Declines from weekly highs at 115.40 amid light calendar

  • Broad US dollar weakness in general weighed on the USD/JPY pair.
  • Falling US Treasury yields and demand for riskier assets keep USD/JPY dovish.
  • USD/JPY Technical Outlook: Remains biased to the upside ahead of US CPI for January.

On Wednesday, the USD/JPY retraces from weekly highs before the release of US inflation figures, coupled with falling US Treasury yields. At time of writing, USD/JPY is trading at 115.44, down 0.08%.

The mood in financial markets is positive, as evidenced by gains in European and US stock indices. The 10-year US Treasury yield is falling three basis points to 1.925%, while the US Dollar Index is down 0.20%, currently at 95.44.
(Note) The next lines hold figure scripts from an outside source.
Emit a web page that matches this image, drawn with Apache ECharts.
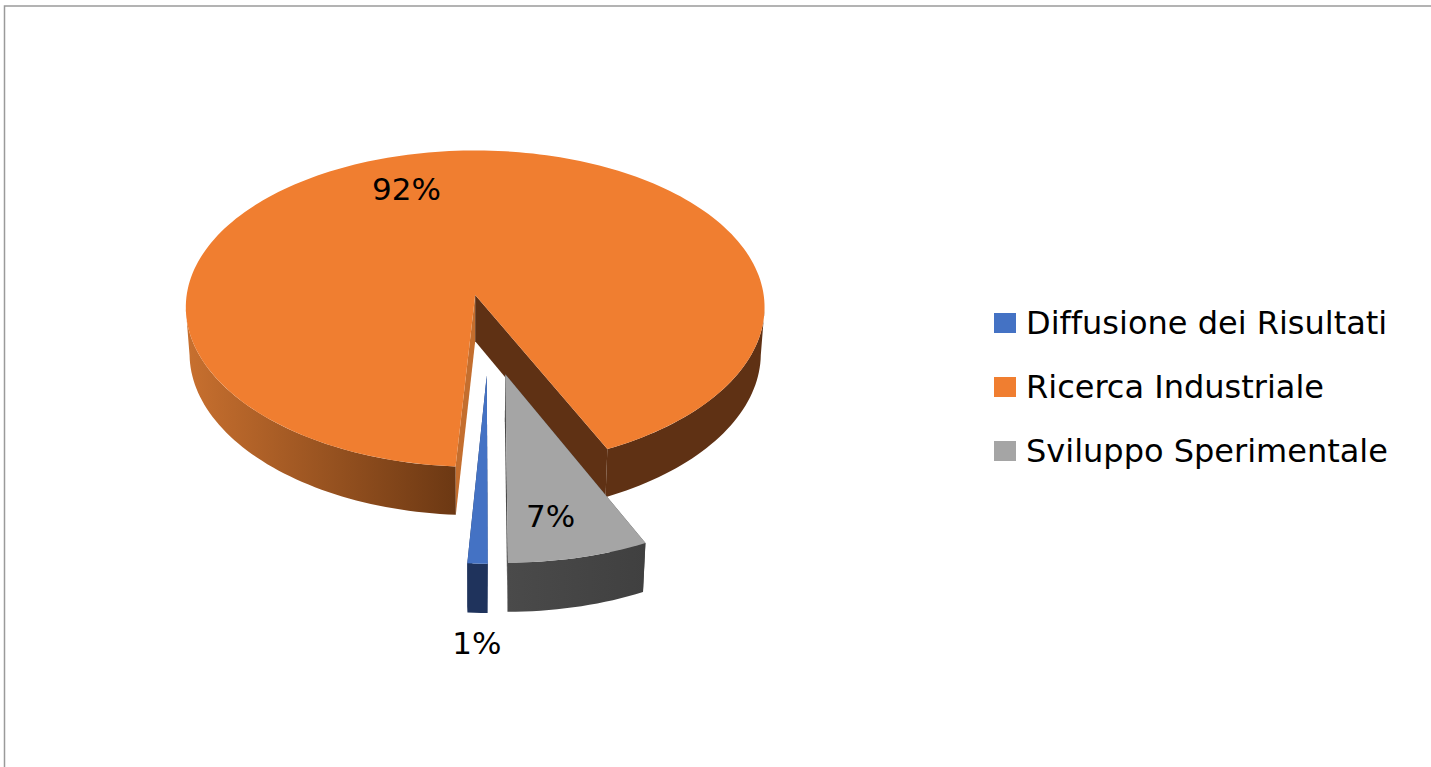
<!DOCTYPE html>
<html>
<head>
<meta charset="utf-8">
<style>html,body{margin:0;padding:0;background:#fff}#c{width:1431px;height:767px}#c svg text{font-variant-ligatures:none}</style>
<script src="https://cdn.jsdelivr.net/npm/echarts@6/dist/echarts.min.js"></script>
</head>
<body>
<div id="c"></div>
<script>
var categories = ['Diffusione dei Risultati', 'Ricerca Industriale', 'Sviluppo Sperimentale'];
var values = [1, 92, 7];
var topColors = ['#4472c4', '#f07e30', '#a5a5a5'];
var wallLeftColors = [['#1f335c', '#1f335c'], ['#c8702f', '#6c3813'], ['#4a4a4a', '#404040']];
var wallRightColors = [['#1f335c', '#1f335c'], ['#5f3114', '#5f3114'], ['#4a4a4a', '#404040']];
var cutLeftColors = ['#1f335c', '#c46e2e', '#4a4a4a'];
var cutRightColors = ['#1f335c', '#5f3114', '#4a4a4a'];
var labelPolar = [[181.4, 1.37], [340.7, 0.76], [170, 0.78]];

// projection of the pie disc
var FONT = '"DejaVu Sans", sans-serif';
var view = {ox: 475, oy: 295, rx: 288.5, ry: 157, k: 0.087, kx: 0.078, depth: 47, shrink: 0.013};
var hub = {u: 0.047, v: 0.2425};
var explode = 0.2475;
var startAngle = 180;

var total = values.reduce(function (a, b) { return a + b; }, 0);

function project(u, v, low) {
  var extra = low ? view.shrink : 0;
  return [
    view.ox + view.rx * u / (1 - view.kx * v + extra),
    view.oy + (view.ry * v + (low ? view.depth : 0)) / (1 - view.k * v + extra)
  ];
}
function dir(deg) {
  var t = deg * Math.PI / 180;
  return [Math.sin(t), -Math.cos(t)];
}
function arcPoints(apex, from, to, low) {
  var pts = [];
  var n = Math.max(2, Math.ceil((to - from) / 1.5));
  for (var i = 0; i <= n; i++) {
    var d = dir(from + (to - from) * i / n);
    pts.push(project(apex[0] + d[0], apex[1] + d[1], low));
  }
  return pts;
}
function wallPiece(apex, from, to, colors) {
  if (to - from <= 0) return null;
  var up = arcPoints(apex, from, to, false);
  var low = arcPoints(apex, from, to, true).reverse();
  return {
    type: 'polygon',
    shape: {points: up.concat(low)},
    style: {fill: new echarts.graphic.LinearGradient(0, 0, 1, 0, [
      {offset: 0, color: colors[0]}, {offset: 1, color: colors[1]}
    ])}
  };
}
function cutFace(apex, deg, fill) {
  var d = dir(deg);
  return {
    type: 'polygon',
    shape: {points: [
      project(apex[0], apex[1], false),
      project(apex[0] + d[0], apex[1] + d[1], false),
      project(apex[0] + d[0], apex[1] + d[1], true),
      project(apex[0], apex[1], true)
    ]},
    style: {fill: fill}
  };
}

function makeRender(index) {
  return function (params, api) {
    var value = api.value(0);
    var before = 0;
    for (var i = 0; i < index; i++) before += values[i];
    var from = startAngle + before / total * 360;
    var to = from + value / total * 360;
    var mid = (from + to) / 2;
    var m = dir(mid);
    var apex = [hub.u + explode * m[0], hub.v + explode * m[1]];
    var kids = [];
    kids.push(cutFace(apex, from, cutLeftColors[index]));
    kids.push(cutFace(apex, to, cutRightColors[index]));
    // outer wall: only the part turned to the viewer, between the rim's side extremes
    var ranges = [[95, 180, wallRightColors[index]], [180, 265, wallLeftColors[index]],
                  [455, 540, wallRightColors[index]], [540, 625, wallLeftColors[index]]];
    ranges.forEach(function (r) {
      var piece = wallPiece(apex, Math.max(from, r[0]), Math.min(to, r[1]), r[2]);
      if (piece) kids.push(piece);
    });
    var topPts = [project(apex[0], apex[1], false)].concat(arcPoints(apex, from, to, false));
    kids.push({type: 'polygon', shape: {points: topPts}, style: {fill: topColors[index]}});
    var lab = dir(labelPolar[index][0]);
    var lp = project(apex[0] + lab[0] * labelPolar[index][1], apex[1] + lab[1] * labelPolar[index][1], false);
    kids.push({
      type: 'text',
      z2: 10,
      style: {
        text: Math.round(value / total * 100) + '%',
        x: lp[0], y: lp[1], align: 'center', verticalAlign: 'middle',
        fill: '#000', font: '31px ' + FONT
      }
    });
    return {type: 'group', children: kids};
  };
}

var chart = echarts.init(document.getElementById('c'), null, {renderer: 'svg'});
chart.setOption({
  animation: false,
  backgroundColor: '#fff',
  color: topColors,
  legend: {
    data: categories,
    orient: 'vertical',
    left: 994,
    top: 307,
    padding: 0,
    icon: 'rect',
    itemWidth: 22,
    itemHeight: 20,
    itemGap: 32,
    selectedMode: false,
    textStyle: {fontFamily: FONT, fontSize: 32, color: '#000', padding: [0, 0, 0, 5]}
  },
  graphic: [{
    type: 'polyline',
    shape: {points: [[4.5, 767], [4.5, 6], [1431, 6]]},
    style: {stroke: '#9a9a9a', lineWidth: 1.5, fill: null},
    silent: true
  }],
  series: categories.map(function (name, i) {
    return {
      type: 'custom',
      name: name,
      coordinateSystem: 'none',
      z: i === 1 ? 1 : 2,
      itemStyle: {color: topColors[i]},
      renderItem: makeRender(i),
      data: [[values[i]]]
    };
  })
});
</script>
</body>
</html>
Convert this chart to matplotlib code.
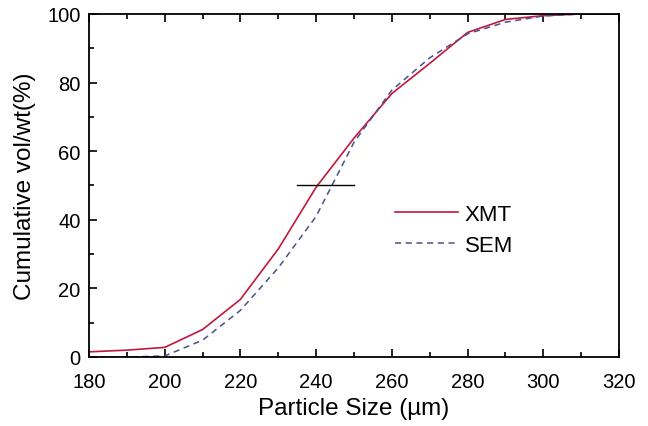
import matplotlib
matplotlib.use("Agg")
import matplotlib.pyplot as plt
from matplotlib.ticker import MultipleLocator

plt.rcParams['font.family'] = ['Liberation Sans', 'DejaVu Sans']

# particle size (um) and cumulative distributions
size = [180, 190, 200, 210, 220, 230, 240, 250, 260, 270, 280, 290, 300, 310, 320]
xmt = [1.5, 2.0, 2.8, 8.0, 16.8, 31.5, 49.5, 63.8, 76.8, 85.6, 94.6, 98.4, 99.5, 100, 100]
sem = [0.0, 0.0, 0.3, 4.9, 13.6, 26.0, 41.0, 62.6, 77.8, 87.2, 94.2, 97.6, 99.4, 100, 100]

# median marker
median_x = [235, 250]
median_y = [50, 50]

fig = plt.figure(figsize=(6.48, 4.27), dpi=100)
ax = fig.add_axes([0.1373, 0.1616, 0.818, 0.8034])

ax.plot(size, xmt, color='#c3173e', lw=1.2, label='XMT')
ax.plot(size, sem, color='#4b4f8c', lw=1.1, ls=(0, (4, 3)), label='SEM')
ax.plot(median_x, median_y, color='black', lw=1.0)

ax.set_xlim(180, 320)
ax.set_ylim(0, 100)
ax.xaxis.set_major_locator(MultipleLocator(20))
ax.xaxis.set_minor_locator(MultipleLocator(10))
ax.yaxis.set_major_locator(MultipleLocator(20))
ax.yaxis.set_minor_locator(MultipleLocator(10))
ax.tick_params(which='both', direction='in', top=True, right=False, width=1.2)
ax.tick_params(which='major', length=6, labelsize=14.5)
ax.tick_params(which='minor', length=3.5)
ax.tick_params(axis='x', which='major', pad=11)
ax.tick_params(axis='y', which='major', pad=6)
for s in ax.spines.values():
    s.set_linewidth(1.3)

ax.set_xlabel('Particle Size (\u00b5m)', fontsize=17.5, labelpad=4)
ax.set_ylabel('Cumulative vol/wt(%)', fontsize=17.5, labelpad=8)

ax.legend(loc='center left', bbox_to_anchor=(0.56, 0.37), frameon=False, fontsize=16,
          handlelength=2.85, handletextpad=0.3, labelspacing=0.45, borderaxespad=0)

fig.savefig('out.png', dpi=100)
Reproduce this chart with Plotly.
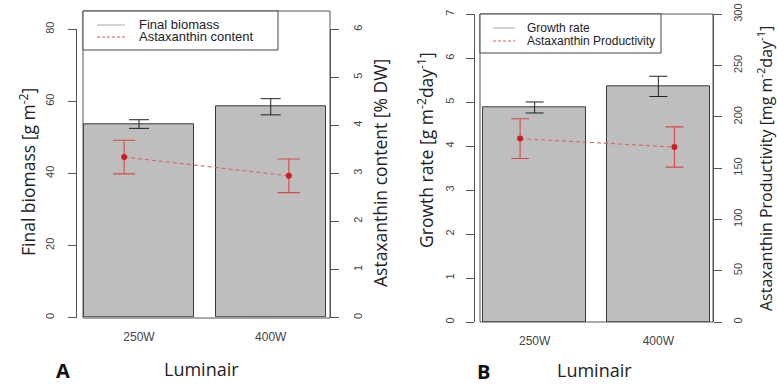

USD/JPY Price Forecast: Technical Outlook

In the overnight session for North American traders, the pair hit a daily high at 115.68, followed by a drop to the one-month downward sloping support/resistance trend line passing around the 115.25-35 area. Even though USD/JPY retraced to the aforementioned trend line, the pair remained above it, confirming the bullish bias.

That said, the first resistance for USD/JPY would be 116.00. The break of the latter could pave the way for further gains and expose a 24-year downtrend line drawn since August 1998, swinging highs passing around 117.00. A break to the upside would expose the January 2017 high at 118.61.